La canción empieza como una invitación muy íntima: “come with me on a journey beneath the skin”, para luego ir subiendo en su desarrollo y en su música, recorrida toda ella por un sentimiento que alcanza la perfección al situarse entre cierto tono siniestro -obra de la música- y un vitalismo brillante y desbocado -y ahí está la gloria pagana, los trabajos de Pan- en unos versos memorables, entre violines como cuchillos y el rock de fondo, más recitados que cantados:


Put your face in my window
Breath a night full of treasures
The wind is delicious
Sweet and wild with a promise of pleasure
The stars are alive
And nights like this
Were born to be
Sanctified by you and me


Para luego delimitar -ya casi al final- el ámbito de los destinatarios, de los elegidos, en un verso que en realidad es un aullido: “lovers, thieves, fools and pretenders”.


Y como en algunas buenas canciones, ese supuesto final no es tal.
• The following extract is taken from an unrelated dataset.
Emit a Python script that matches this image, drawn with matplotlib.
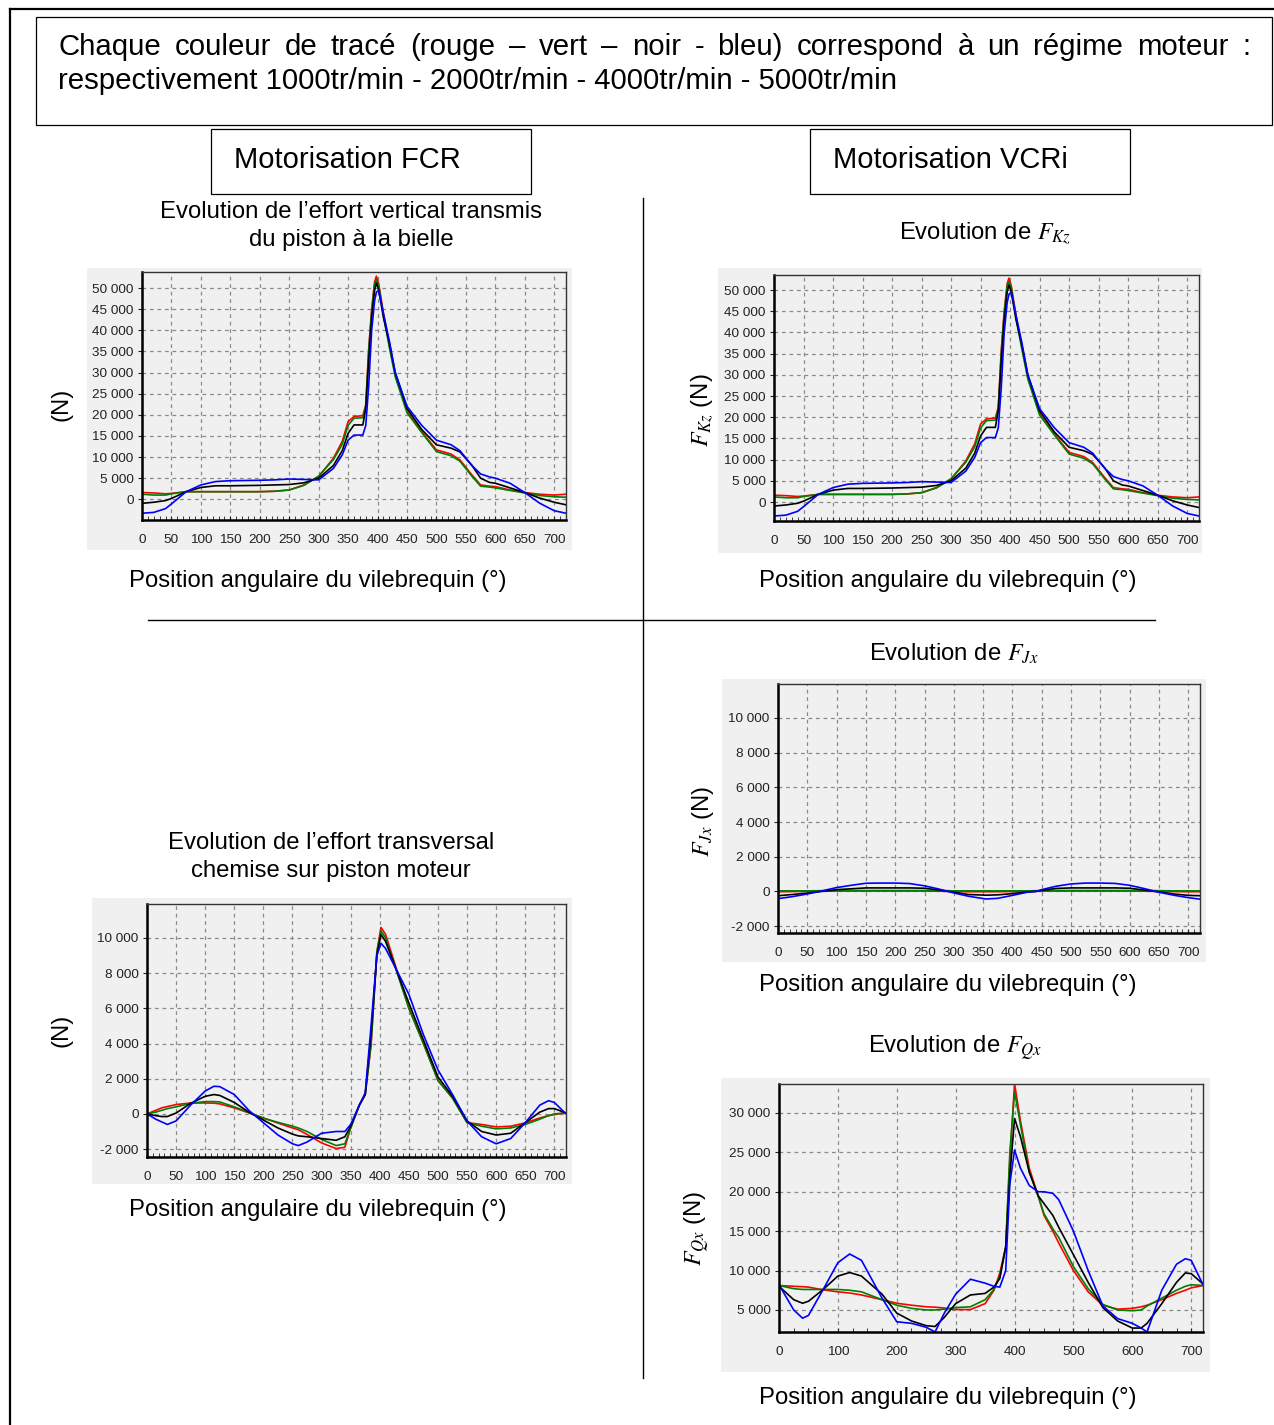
"""Efforts piston / bielle : comparaison des motorisations FCR et VCRi
pour quatre régimes moteur (rouge, vert, noir, bleu)."""
import matplotlib
matplotlib.use("Agg")
import matplotlib.pyplot as plt
from matplotlib.lines import Line2D
from matplotlib.patches import Rectangle
from matplotlib.ticker import FuncFormatter, MultipleLocator

W, H = 1274, 1425

plt.rcParams["font.family"] = ["Liberation Sans", "DejaVu Sans"]
plt.rcParams["mathtext.fontset"] = "stix"

RPM_COLORS = ["#ff0000", "#008000", "#000000", "#0000ff"]  # 1000, 2000, 4000, 5000 tr/min

# --- effort vertical piston -> bielle (FCR) / F_Kz (VCRi) -------------------
ang_vert = [0, 20, 40, 50, 75, 100, 125, 150, 200, 225,
            250, 275, 300, 325, 340, 350, 360, 375, 380, 385,
            390, 395, 398, 402, 410, 420, 430, 450, 475, 500,
            525, 540, 560, 575, 590, 600, 625, 650, 675, 700, 720]
vert_1000 = [1600, 1500, 1300, 1400, 1800, 1800, 1800, 1800, 1800, 1900,
             2200, 3400, 5400, 9700, 13700, 18400, 19600, 19800, 22400, 35800,
             45000, 51500, 52800, 51000, 44000, 36500, 29500, 20800, 16000, 11700,
             10700, 9300, 5800, 3400, 3100, 3000, 2200, 1600, 1200, 1000, 1200]
vert_2000 = [1200, 1000, 1000, 1300, 1800, 1800, 1800, 1800, 1800, 1900,
             2200, 3300, 5500, 9400, 13000, 17500, 19200, 19300, 22000, 35000,
             44500, 51000, 52000, 50500, 43500, 36000, 29000, 20500, 15800, 11300,
             10300, 9000, 5500, 3100, 2900, 2700, 2100, 1500, 900, 600, 500]
vert_4000 = [-950, -700, -300, 200, 1800, 2800, 3200, 3200, 3300, 3400,
             3500, 3900, 5000, 8000, 11500, 15600, 17600, 17600, 21500, 33000,
             43000, 49500, 51200, 49500, 43000, 37000, 30000, 21500, 16500, 12900,
             12100, 11200, 8100, 5000, 4000, 3800, 2700, 1600, 300, -700, -1300]
vert_5000 = [-3300, -3100, -2200, -1100, 1800, 3400, 4200, 4400, 4500, 4600,
             4800, 4700, 4600, 7300, 10500, 14000, 15200, 15200, 17500, 27000,
             40000, 47000, 49000, 49500, 44000, 37500, 30000, 22000, 17500, 14000,
             12900, 11500, 8000, 6000, 5300, 5000, 3800, 1600, -900, -2700, -3300]

# --- effort transversal chemise sur piston (FCR) ----------------------------
ang_trans = [0, 15, 25, 35, 50, 75, 100, 115, 125, 150,
             175, 200, 225, 250, 260, 275, 300, 325, 340, 350,
             365, 375, 385, 395, 402, 410, 450, 475, 500, 525,
             550, 575, 600, 625, 650, 675, 690, 700, 720]
trans_1000 = [0, 200, 340, 420, 530, 620, 620, 610, 570, 340,
              60, -230, -520, -800, -900, -1170, -1650, -1970, -1900, -800,
              530, 1100, 3900, 9200, 10600, 10200, 6000, 4000, 1900, 900,
              -500, -600, -740, -700, -510, -230, -100, -40, 60]
trans_2000 = [0, 100, 200, 300, 400, 600, 700, 700, 680, 400,
              80, -250, -480, -700, -800, -1000, -1450, -1800, -1700, -800,
              500, 1100, 4000, 9200, 10400, 10000, 6000, 4000, 1900, 900,
              -500, -700, -850, -800, -600, -300, -100, 0, 60]
trans_4000 = [0, -100, -150, -150, 50, 600, 1000, 1100, 1050, 650,
              100, -350, -800, -1150, -1250, -1300, -1400, -1500, -1300, -700,
              500, 1100, 4500, 9000, 10200, 9800, 6300, 4200, 2100, 1000,
              -400, -1000, -1200, -1100, -500, 100, 300, 300, 50]
trans_5000 = [0, -300, -450, -600, -400, 500, 1300, 1570, 1550, 1100,
              200, -500, -1200, -1700, -1800, -1600, -1100, -1000, -1000, -600,
              500, 1200, 5000, 9000, 9700, 9400, 6800, 4500, 2500, 1100,
              -400, -1300, -1700, -1400, -500, 500, 750, 650, 0]

# --- F_Jx (VCRi) --------------------------------------------------------------
ang_jx = [0, 25, 50, 75, 100, 125, 150, 175, 200, 225,
          250, 275, 290, 300, 325, 355, 375, 400, 425, 440,
          450, 475, 500, 525, 550, 575, 600, 625, 650, 675, 700, 720]
jx_1000 = [-20, -10, 0, 10, 20, 20, 20, 20, 20, 20,
           20, 10, 0, -10, -20, -20, -20, -10, 0, 0,
           10, 20, 20, 20, 20, 20, 20, 10, 0, -10, -20, -20]
jx_2000 = [30, 30, 30, 40, 50, 50, 50, 50, 50, 50,
           50, 50, 40, 30, 30, 30, 30, 30, 30, 40,
           40, 50, 50, 50, 50, 50, 50, 50, 40, 30, 30, 30]
jx_4000 = [-250, -180, -100, 0, 100, 150, 200, 200, 200, 200,
           180, 80, 0, -50, -180, -220, -200, -130, -30, 0,
           60, 170, 200, 200, 200, 200, 180, 80, -30, -150, -230, -250]
jx_5000 = [-420, -300, -150, 30, 220, 350, 470, 480, 480, 450,
           320, 130, 0, -90, -280, -440, -400, -230, -50, 0,
           100, 300, 430, 480, 480, 460, 350, 160, -50, -220, -360, -450]

# --- F_Qx (VCRi) --------------------------------------------------------------
ang_qx = [0, 25, 40, 50, 75, 100, 120, 140, 175, 200,
          225, 250, 265, 280, 300, 325, 350, 365, 375, 385,
          392, 400, 410, 425, 440, 450, 465, 475, 500, 525,
          550, 575, 600, 615, 625, 650, 675, 690, 700, 720]
qx_1000 = [8100, 8000, 7950, 7900, 7550, 7300, 7150, 6900, 6300, 5850,
           5600, 5400, 5350, 5250, 5050, 5050, 5800, 7500, 9700, 13000,
           24000, 33700, 29000, 23000, 19500, 17000, 15000, 13500, 10000, 7300,
           5600, 5100, 5200, 5400, 5600, 6300, 7100, 7500, 7800, 8100]
qx_2000 = [8100, 7700, 7600, 7600, 7600, 7600, 7500, 7300, 6300, 5600,
           5200, 5000, 5000, 5100, 5300, 5400, 6300, 7600, 9300, 13000,
           25000, 32700, 28500, 22500, 19500, 17200, 15300, 14200, 10500, 7700,
           5700, 5000, 4900, 5000, 5500, 6500, 7500, 8000, 8200, 8100]
qx_4000 = [8000, 6300, 5850, 6100, 7600, 9300, 9750, 9300, 7000, 4600,
           3600, 3000, 2900, 4000, 5800, 6900, 7100, 7900, 9000, 13000,
           22000, 29300, 27000, 22500, 19500, 18500, 17000, 15500, 12000, 8500,
           5300, 3600, 2700, 2700, 3300, 5800, 8500, 9700, 9600, 8300]
qx_5000 = [8200, 5000, 3950, 4300, 7600, 11000, 12100, 11300, 6500, 3500,
           3300, 2800, 2200, 4500, 7000, 8900, 8400, 8000, 7900, 10000,
           21000, 25300, 23000, 20800, 20000, 20000, 19800, 19000, 15000, 10000,
           5500, 3900, 3300, 2700, 2200, 7500, 10800, 11500, 11300, 8200]

XLABEL = "Position angulaire du vilebrequin (°)"
TXT = 17.2   # subtitles / axis labels


def fx(x):
    return x / W


def fy(y):
    return 1 - y / H


def ptext(fig, x, y, s, **kw):
    kw.setdefault("ha", "center")
    kw.setdefault("va", "center")
    return fig.text(fx(x), fy(y), s, **kw)


def pline(fig, xs, ys, lw=1.0):
    fig.add_artist(Line2D([fx(v) for v in xs], [fy(v) for v in ys],
                          transform=fig.transFigure, color="black", lw=lw))


def pbox(fig, x0, y0, x1, y1, lw=0.8, fc="none", ec="black", z=0):
    fig.add_artist(Rectangle((fx(x0), fy(y1)), fx(x1 - x0), (y1 - y0) / H,
                             transform=fig.transFigure, fc=fc, ec=ec, lw=lw,
                             zorder=z))


def thousands(v, _):
    return f"{int(round(v)):,}".replace(",", " ")


def chart(fig, panel, box, ylim, ystep, xstep, ang, series):
    pbox(fig, *panel, lw=0, fc="#f0f0f0", ec="none", z=-5)
    l, t, r, b = box
    ax = fig.add_axes([fx(l), fy(b), fx(r - l), (b - t) / H])
    ax.set_facecolor("#f0f0f0")
    for vals, col in zip(series, RPM_COLORS):
        ax.plot(ang, vals, color=col, lw=1.2)
    ax.set_xlim(0, 720)
    ax.set_ylim(*ylim)
    ax.xaxis.set_major_locator(MultipleLocator(xstep))
    ax.xaxis.set_minor_locator(MultipleLocator(25 if xstep == 100 else 10))
    ax.yaxis.set_major_locator(MultipleLocator(ystep))
    ax.yaxis.set_major_formatter(FuncFormatter(thousands))
    ax.grid(True, which="major", color="#8a8a8a", ls=(0, (3, 3)), lw=0.9)
    ax.tick_params(axis="x", which="both", direction="in", length=3, pad=10,
                   labelsize=9.7, colors="#222222")
    ax.tick_params(axis="y", which="major", direction="out", length=3, pad=3,
                   labelsize=9.7, colors="#222222")
    for side in ("left", "bottom"):
        ax.spines[side].set_linewidth(1.8)
        ax.spines[side].set_color("black")
    for side in ("top", "right"):
        ax.spines[side].set_linewidth(1.0)
        ax.spines[side].set_color("#333333")
    return ax


def justified(fig, words, x0, x1, y, size):
    arts = [fig.text(0, fy(y), w, fontsize=size, ha="left", va="center") for w in words]
    rend = fig.canvas.get_renderer()
    widths = [a.get_window_extent(rend).width for a in arts]
    gap = (x1 - x0 - sum(widths)) / (len(words) - 1)
    x = x0
    for a, w in zip(arts, widths):
        a.set_x(fx(x))
        x += w + gap


fig = plt.figure(figsize=(W / 100, H / 100), dpi=100)
fig.patch.set_facecolor("white")

# frame and separators
pline(fig, [10, 10], [9, H], lw=1.6)
pline(fig, [10, W], [9, 9], lw=1.6)
pline(fig, [643, 643], [198, 1378], lw=1.0)
pline(fig, [148, 1155], [620, 620], lw=1.0)

# header box
pbox(fig, 36, 17, 1272, 125, lw=0.9)
line1 = "Chaque couleur de tracé (rouge – vert – noir - bleu) correspond à un régime moteur :"
justified(fig, line1.split(" "), 58, 1250, 47, 21.2)
ptext(fig, 58, 81, "respectivement 1000tr/min - 2000tr/min - 4000tr/min - 5000tr/min",
      fontsize=21.2, ha="left")

pbox(fig, 211, 129, 531, 194, lw=0.9)
ptext(fig, 234, 160, "Motorisation FCR", fontsize=21, ha="left")
pbox(fig, 810, 129, 1130, 194, lw=0.9)
ptext(fig, 833, 160, "Motorisation VCRi", fontsize=21, ha="left")

# FCR : effort vertical
ptext(fig, 351, 226, "Evolution de l’effort vertical transmis\ndu piston à la bielle",
      fontsize=TXT, linespacing=1.32)
chart(fig, (87, 268, 572, 550), (142, 272, 566, 520), (-4900, 53800), 5000, 50,
      ang_vert, [vert_1000, vert_2000, vert_4000, vert_5000])
ptext(fig, 62, 404, "(N)", fontsize=TXT, rotation=90)
ptext(fig, 318, 581, XLABEL, fontsize=TXT)

# VCRi : F_Kz
ptext(fig, 985, 234, "Evolution de $F_{Kz}$", fontsize=TXT)
chart(fig, (718, 268, 1202, 553), (774, 275, 1199, 521), (-4480, 53540), 5000, 50,
      ang_vert, [vert_1000, vert_2000, vert_4000, vert_5000])
ptext(fig, 702, 410, "$F_{Kz}$ (N)", fontsize=TXT, rotation=90)
ptext(fig, 948, 581, XLABEL, fontsize=TXT)

# FCR : effort transversal
ptext(fig, 331, 857, "Evolution de l’effort transversal\nchemise sur piston moteur",
      fontsize=TXT, linespacing=1.32)
chart(fig, (92, 898, 572, 1184), (147, 904, 566, 1157), (-2450, 11930), 2000, 50,
      ang_trans, [trans_1000, trans_2000, trans_4000, trans_5000])
ptext(fig, 62, 1030, "(N)", fontsize=TXT, rotation=90)
ptext(fig, 318, 1210, XLABEL, fontsize=TXT)

# VCRi : F_Jx
ptext(fig, 954, 654, "Evolution de $F_{Jx}$", fontsize=TXT)
chart(fig, (722, 679, 1206, 962), (778, 684, 1200, 933), (-2400, 11960), 2000, 50,
      ang_jx, [jx_1000, jx_2000, jx_4000, jx_5000])
ptext(fig, 703, 822, "$F_{Jx}$ (N)", fontsize=TXT, rotation=90)
ptext(fig, 948, 985, XLABEL, fontsize=TXT)

# VCRi : F_Qx
ptext(fig, 955, 1048, "Evolution de $F_{Qx}$", fontsize=TXT)
chart(fig, (721, 1078, 1210, 1372), (779, 1084, 1203, 1332), (2200, 33680), 5000, 100,
      ang_qx, [qx_1000, qx_2000, qx_4000, qx_5000])
ptext(fig, 697, 1228, "$F_{Qx}$ (N)", fontsize=TXT, rotation=90)
ptext(fig, 948, 1398, XLABEL, fontsize=TXT)

fig.savefig("out.png", dpi=100, facecolor="white")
Tras el decaimiento momentáneo de la música que anuncia terminación, la canción se repliega y vuelve a subir incansablemente, mientras la voz de Scott recita y repite como un mantra el “close your eyes”, alargándolo y retorciéndolo en un vértigo final prodigioso.





A pesar de la invitación al mundo y a la vida que supone la canción, ese tono algo lúgubre que le otorga la música la convirtió en un magnífico telón final de tantas y tantas fiestas y noches, por lo que aún hoy, al escucharla, resulta fácil evocar la tristeza o directamente la desolación de los bares ya medio vacíos, a minutos del cierre, entre camareras que friegan las barras y la dura inminencia de la salida a la calle, borrachos como dioses, cargados con toda la frustración o la gloria del mundo.


Tener viento en los talones. “Esa es la expresión que Paul Verlaine aplicaba al inquieto Arthur Rimbaud”, declaraba Mike Scott en una entrevista al ser preguntado por su afición a utilizarla en algunas de sus canciones. Y añadía: "No pensaba en nadie cuando la escribí. Es un arquetipo, alguien que tras entregarse a algo con intensidad, se quema demasiado rápido. Aunque en el proceso ve una foto magnífica del mundo".

Close your eyes, breath slow, we´ll begin.